Il
convento di San Girolamo, per come lo abbiamo sempre conosciuto almeno da
vent’anni a questa parte, sembra destinato a chiudere e probabilmente a
cambiare completamente volto. Il Vescovo pare deciso a mettere la parola fine
ad un’esperienza di accoglienza con la A maiuscola, creata e animata per anni
da Don Vincenzo, da sempre parroco fuori dagli schemi e, forse proprio per
questo, non sempre pienamente sostenuto nella sua infaticabile attività di
aiuto agli emarginati e a chi avesse bisogno.
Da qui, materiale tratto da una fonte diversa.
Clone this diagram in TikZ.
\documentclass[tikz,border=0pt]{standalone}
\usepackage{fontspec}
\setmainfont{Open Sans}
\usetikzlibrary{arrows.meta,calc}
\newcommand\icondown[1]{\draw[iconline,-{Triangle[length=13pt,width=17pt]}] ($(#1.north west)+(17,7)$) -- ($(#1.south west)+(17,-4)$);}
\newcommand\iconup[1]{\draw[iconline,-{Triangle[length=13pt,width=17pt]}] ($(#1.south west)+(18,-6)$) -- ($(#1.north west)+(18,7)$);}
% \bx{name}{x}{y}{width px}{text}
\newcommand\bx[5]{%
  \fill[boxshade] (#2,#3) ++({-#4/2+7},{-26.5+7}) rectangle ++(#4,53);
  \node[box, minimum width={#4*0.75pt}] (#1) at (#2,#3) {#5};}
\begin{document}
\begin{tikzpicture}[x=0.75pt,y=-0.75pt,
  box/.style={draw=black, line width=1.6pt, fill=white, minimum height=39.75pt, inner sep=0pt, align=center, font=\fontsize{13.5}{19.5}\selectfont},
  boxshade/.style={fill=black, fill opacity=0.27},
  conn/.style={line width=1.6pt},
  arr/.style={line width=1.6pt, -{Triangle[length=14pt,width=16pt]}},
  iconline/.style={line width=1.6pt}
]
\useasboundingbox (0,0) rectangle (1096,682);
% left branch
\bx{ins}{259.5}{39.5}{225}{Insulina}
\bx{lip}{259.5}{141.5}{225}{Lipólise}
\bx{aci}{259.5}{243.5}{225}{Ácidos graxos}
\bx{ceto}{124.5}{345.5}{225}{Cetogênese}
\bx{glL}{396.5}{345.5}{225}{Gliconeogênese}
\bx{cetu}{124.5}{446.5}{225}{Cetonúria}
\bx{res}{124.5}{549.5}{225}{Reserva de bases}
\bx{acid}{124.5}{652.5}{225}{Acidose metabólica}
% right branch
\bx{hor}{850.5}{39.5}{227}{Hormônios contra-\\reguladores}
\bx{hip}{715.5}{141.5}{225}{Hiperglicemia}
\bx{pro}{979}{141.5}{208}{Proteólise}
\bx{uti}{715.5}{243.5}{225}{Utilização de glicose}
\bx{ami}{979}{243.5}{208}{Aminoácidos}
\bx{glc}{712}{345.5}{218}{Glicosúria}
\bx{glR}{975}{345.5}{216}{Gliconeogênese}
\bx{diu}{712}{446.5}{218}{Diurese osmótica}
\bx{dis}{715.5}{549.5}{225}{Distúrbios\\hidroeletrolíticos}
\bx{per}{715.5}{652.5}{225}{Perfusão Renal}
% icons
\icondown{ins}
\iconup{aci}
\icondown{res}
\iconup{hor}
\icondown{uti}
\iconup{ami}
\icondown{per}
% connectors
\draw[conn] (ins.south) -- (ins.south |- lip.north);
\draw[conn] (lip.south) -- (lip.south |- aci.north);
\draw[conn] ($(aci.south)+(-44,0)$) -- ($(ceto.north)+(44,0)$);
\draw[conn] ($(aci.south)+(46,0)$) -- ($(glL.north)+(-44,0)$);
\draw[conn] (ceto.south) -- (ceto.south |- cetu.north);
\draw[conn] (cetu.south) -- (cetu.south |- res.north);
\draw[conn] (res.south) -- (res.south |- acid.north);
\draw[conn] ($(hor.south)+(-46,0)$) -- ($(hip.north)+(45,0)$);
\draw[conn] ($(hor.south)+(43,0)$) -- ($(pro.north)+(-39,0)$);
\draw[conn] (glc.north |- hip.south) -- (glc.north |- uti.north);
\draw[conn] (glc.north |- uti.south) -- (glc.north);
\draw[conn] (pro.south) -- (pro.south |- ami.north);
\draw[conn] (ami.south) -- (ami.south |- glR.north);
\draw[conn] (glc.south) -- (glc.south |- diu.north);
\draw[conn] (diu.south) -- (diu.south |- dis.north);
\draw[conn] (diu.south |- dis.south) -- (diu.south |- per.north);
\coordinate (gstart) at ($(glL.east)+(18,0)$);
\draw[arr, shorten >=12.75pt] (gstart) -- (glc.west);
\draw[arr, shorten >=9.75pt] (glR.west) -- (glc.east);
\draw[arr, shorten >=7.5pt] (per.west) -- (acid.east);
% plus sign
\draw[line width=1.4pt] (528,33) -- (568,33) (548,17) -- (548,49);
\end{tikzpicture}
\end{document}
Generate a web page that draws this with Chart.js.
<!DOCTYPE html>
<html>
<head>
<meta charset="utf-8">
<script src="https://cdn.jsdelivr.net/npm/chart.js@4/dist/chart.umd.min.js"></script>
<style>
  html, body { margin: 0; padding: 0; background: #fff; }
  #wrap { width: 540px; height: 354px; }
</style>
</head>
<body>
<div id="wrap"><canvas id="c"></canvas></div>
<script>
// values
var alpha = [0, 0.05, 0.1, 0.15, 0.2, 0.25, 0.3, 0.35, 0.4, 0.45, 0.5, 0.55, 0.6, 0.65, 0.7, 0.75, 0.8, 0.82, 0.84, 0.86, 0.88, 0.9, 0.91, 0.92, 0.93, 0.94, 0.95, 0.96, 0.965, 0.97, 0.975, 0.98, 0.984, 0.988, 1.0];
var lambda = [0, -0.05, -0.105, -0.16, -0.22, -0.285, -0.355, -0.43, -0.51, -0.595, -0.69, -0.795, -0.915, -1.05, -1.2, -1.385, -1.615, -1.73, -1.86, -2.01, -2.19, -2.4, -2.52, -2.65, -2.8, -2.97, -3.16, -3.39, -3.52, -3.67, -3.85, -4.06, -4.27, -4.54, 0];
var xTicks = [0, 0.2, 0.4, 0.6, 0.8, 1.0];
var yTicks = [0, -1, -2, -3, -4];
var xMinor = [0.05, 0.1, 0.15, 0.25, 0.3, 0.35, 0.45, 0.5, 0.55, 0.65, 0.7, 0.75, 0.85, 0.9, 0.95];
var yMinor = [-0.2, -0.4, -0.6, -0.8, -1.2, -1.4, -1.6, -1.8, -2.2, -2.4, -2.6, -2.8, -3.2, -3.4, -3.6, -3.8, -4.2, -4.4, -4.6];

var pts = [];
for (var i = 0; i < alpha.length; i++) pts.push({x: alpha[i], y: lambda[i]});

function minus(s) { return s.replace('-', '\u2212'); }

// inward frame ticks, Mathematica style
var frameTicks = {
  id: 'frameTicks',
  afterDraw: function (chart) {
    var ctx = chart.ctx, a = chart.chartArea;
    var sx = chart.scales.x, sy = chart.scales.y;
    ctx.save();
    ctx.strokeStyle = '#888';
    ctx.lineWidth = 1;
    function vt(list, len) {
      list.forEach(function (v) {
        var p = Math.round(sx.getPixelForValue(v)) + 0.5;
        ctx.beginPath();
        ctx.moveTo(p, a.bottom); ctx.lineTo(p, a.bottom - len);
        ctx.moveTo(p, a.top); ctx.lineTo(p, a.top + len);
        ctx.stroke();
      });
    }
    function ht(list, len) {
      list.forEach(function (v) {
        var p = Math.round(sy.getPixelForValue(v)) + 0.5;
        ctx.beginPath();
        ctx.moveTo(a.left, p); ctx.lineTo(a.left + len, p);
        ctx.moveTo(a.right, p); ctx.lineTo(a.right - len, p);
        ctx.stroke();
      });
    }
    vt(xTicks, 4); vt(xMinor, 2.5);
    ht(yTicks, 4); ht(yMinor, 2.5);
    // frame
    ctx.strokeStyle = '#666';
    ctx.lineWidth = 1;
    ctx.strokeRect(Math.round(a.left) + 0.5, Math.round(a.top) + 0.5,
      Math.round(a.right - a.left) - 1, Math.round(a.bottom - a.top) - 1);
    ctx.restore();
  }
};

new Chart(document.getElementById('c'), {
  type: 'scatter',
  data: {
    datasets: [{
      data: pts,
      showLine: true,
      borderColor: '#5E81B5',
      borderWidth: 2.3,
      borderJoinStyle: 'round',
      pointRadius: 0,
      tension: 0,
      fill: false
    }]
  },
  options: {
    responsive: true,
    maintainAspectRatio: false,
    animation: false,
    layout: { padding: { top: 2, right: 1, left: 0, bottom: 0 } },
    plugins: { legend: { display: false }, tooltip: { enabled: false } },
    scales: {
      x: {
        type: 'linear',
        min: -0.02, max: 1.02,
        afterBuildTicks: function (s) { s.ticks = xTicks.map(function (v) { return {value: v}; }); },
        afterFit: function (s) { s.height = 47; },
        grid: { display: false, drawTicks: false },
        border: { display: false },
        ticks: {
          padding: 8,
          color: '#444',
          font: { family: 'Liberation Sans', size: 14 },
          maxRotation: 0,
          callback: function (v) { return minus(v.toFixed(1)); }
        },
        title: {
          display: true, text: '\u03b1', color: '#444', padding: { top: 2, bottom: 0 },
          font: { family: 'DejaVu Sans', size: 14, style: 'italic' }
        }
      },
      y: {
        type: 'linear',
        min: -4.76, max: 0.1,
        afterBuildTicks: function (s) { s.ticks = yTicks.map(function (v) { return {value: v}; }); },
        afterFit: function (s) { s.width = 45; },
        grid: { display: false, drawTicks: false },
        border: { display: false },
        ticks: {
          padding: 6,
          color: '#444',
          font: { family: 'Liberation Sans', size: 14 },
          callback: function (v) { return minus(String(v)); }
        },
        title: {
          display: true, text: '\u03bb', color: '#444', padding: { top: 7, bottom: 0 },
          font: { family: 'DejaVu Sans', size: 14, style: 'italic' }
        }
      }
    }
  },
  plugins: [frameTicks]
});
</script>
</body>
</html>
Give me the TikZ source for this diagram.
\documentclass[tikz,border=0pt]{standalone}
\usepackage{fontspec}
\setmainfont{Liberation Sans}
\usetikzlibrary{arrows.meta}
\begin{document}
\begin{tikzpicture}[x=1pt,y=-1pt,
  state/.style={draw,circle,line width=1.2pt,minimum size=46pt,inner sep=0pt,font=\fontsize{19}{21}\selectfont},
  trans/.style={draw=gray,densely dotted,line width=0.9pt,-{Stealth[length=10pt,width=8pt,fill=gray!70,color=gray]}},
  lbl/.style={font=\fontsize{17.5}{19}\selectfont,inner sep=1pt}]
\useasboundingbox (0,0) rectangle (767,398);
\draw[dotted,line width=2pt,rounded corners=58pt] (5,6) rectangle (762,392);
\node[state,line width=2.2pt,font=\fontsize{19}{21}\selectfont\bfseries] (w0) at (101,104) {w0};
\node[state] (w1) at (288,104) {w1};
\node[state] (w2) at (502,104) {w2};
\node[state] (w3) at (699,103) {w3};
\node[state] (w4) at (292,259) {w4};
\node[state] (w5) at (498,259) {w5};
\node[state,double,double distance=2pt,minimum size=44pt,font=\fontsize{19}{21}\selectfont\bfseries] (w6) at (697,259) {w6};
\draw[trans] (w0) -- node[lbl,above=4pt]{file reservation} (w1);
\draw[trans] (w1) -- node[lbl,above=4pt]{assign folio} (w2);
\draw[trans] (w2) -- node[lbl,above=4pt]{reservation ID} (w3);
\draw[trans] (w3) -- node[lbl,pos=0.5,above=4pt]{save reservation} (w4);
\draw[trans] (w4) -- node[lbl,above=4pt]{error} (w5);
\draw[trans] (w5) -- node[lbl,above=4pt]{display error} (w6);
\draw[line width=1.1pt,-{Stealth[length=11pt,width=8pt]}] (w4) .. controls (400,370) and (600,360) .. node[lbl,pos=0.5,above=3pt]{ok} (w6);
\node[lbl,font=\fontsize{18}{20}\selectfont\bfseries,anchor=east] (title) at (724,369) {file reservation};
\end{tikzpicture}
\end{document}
Oggi i maggiori beneficiari
dell’accoglienza del convento di San
Girolamo sono le famiglie delle persone ricoverate nel vicino ospedale di
Volterra e i familiari dei reclusi del carcere volterrano. Ma chiunque ha avuto
il privilegio di conoscere Don Vincenzo e di vivere almeno un po’ le iniziative
di San Girolamo sa che la struttura è stata per anni aperta a chiunque ne
avesse il bisogno, a prescindere dalla capacità di contribuire alle spese. Lo
sanno anche l’ASL e i Comuni della Val di Cecina, che spesso si sono appoggiati
a questa casa di accoglienza per far fronte ad emergenze sociali ed abitative a
cui non riuscivano a dare un’altra risposta. Non è la prima volta che si
discute della sua chiusura. La motivazione ufficiale è sempre stata quella
degli alti costi per il mantenimento della struttura, a cui probabilmente oggi
si aggiunge il bisogno di qualche intervento di manutenzione straordinaria. Tempo
fa la si voleva trasformare in “Osservatorio per l’immigrazione”, suscitando la
schietta replica di Don Vincenzo, che
dichiarò di non voler osservare proprio nessuno, perché il suo scopo era
aiutare concretamente chi aveva bisogno.
Offrendo un letto, un pasto caldo e qualcosa di più: un po’ di amicizia
e vera solidarietà. Dalla sua morte, le cose si sono fatte sempre più difficili,
fino all’ attuale arrivo ad un passo dalla chiusura. Le fonti di finanziamento
pubblico scarseggiano e si sa che con i piccoli contributi delle famiglie disagiate
non c’è da scialare e difficilmente i conti possono tornare. In questi anni di
sicuro, si è perso l’occasione di valorizzare questo centro di accoglienza,
coinvolgendolo nella gestione di alcune emergenze che invece un finanziamento
lo avevano e poteva contribuire a sostenerne l’equilibrio economico. Ci
riferiamo ad esempio all’accoglienza dei profughi che oggi smuove un po’ di
denaro e che ben avrebbe potuto trovare qui il luogo ideale per essere attuata,
magari per piccoli gruppi e coinvolgendo più associazioni. Gli appelli rivolti
al Vescovo da parte delle istituzioni, delle associazioni, dei cittadini e
delle famiglie che a San Girolamo hanno trovato accoglienza fino ad adesso sono
caduti nel vuoto. Eppure davvero non si può lasciare che Volterra perda ancora
una volta esempi così importanti della sua storia di accoglienza ed inclusione
sociale. Se si vogliono creare le basi affinché una realtà come S. Girolamo
rimanga sul territorio e continui ad operare, occorre davvero ricreare intorno
a lei una rete di collaborazione tra le istituzione, le associazioni e la
Chiesa che si sostanzi in progetti con un minimo di sostegno economico. Il
punto, però, è se la Diocesi è disponibile in questo senso e ritiene importante
il contributo che la casa di accoglienza di San Girolamo ha offerto in questi
anni. Perché se la tanto sbandierata sostenibilità economica fosse l’unico
faro, ci potremmo d’ora in poi scordare molte delle più importanti esperienze
conosciute in quest’angolo di Toscana.